The Canadian Court also stressed the importance of protecting its own jurisdiction as well as the jurisdiction of all tribunals involved in an international restructuring, including the jurisdiction of the U.S. Court.  As such, the Canadian Court noted that Bear Island will be filing a Disclosure Statement that contains a description of the Allocation Formula, that the Disclosure Statement is subject to approval by the U.S. Court and that the Canadian Court has no direct jurisdiction over Bear Island as Bear Island is not subject to the CCAA proceedings.  In this context, the U.S. Court may need to approve the definitive Allocation Formula.  Similarly, the U.S. Court has no direct jurisdiction over WB Canada.  Accordingly, the approval of the Allocation Formula should not be the result of a unilateral decision by either the Canadian or the U.S. Court.

In addition, the Canadian Court stressed that although the definitive Allocation Formula will likely have to be approved by the Canadian Court and the U.S. Court acting within the scope of their respective jurisdictions, such action should be taken after a negotiated settlement has been reached.  Any intervention by either Court should leave room for a negotiated settlement and should proceed by way of removing obstacles to negotiations.

In the absence of a consensus on the selection of an Allocation Formula, important issues will have to be debated before both the Canadian and the U.S. Courts.  In such circumstances, a joint hearing may be the appropriate way to reconcile any disputes on the matter, but the need for a joint hearing is not certain.  The Canadian Court noted that it may be more convenient for the Courts to hold separate hearings to deal with the portions of the dispute that properly fall under the jurisdiction of each Court.

Ultimately, the Canadian Court did not order that it must approve any Allocation Formula.
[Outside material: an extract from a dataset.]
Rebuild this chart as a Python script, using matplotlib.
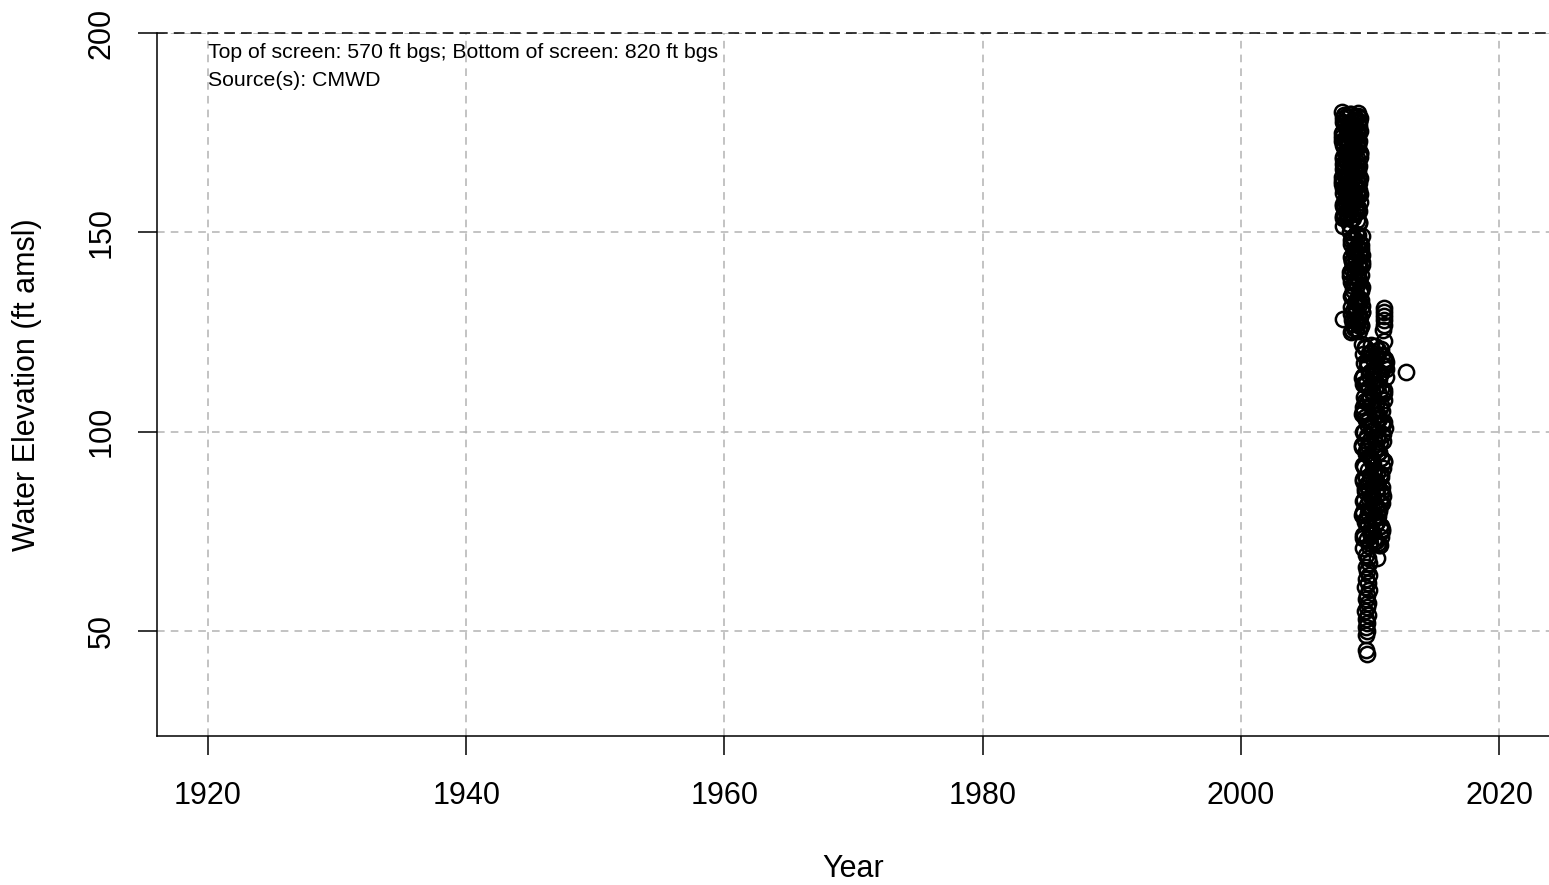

Instead, the Canadian Court ordered that any consensual Allocation Formula may be approved by both the Canadian and the U.S. Court acting within the scope of their respective jurisdictions and that, in the absence of a consensus, any interested party can seek to have a dispute over the selection of an Allocation Formula adjudicated by the Court with jurisdiction over the issue.

The Canadian Court’s decision to adopt a wait and see approach illustrates the flexibility of the CCAA and the willingness of Canadian Courts to allow stakeholders to pursue negotiations that may result in a consensus.  The decision also shows that the Canadian Courts will guard their own jurisdiction, but will also be careful to protect the proper jurisdiction of all the tribunals involved in an international restructuring.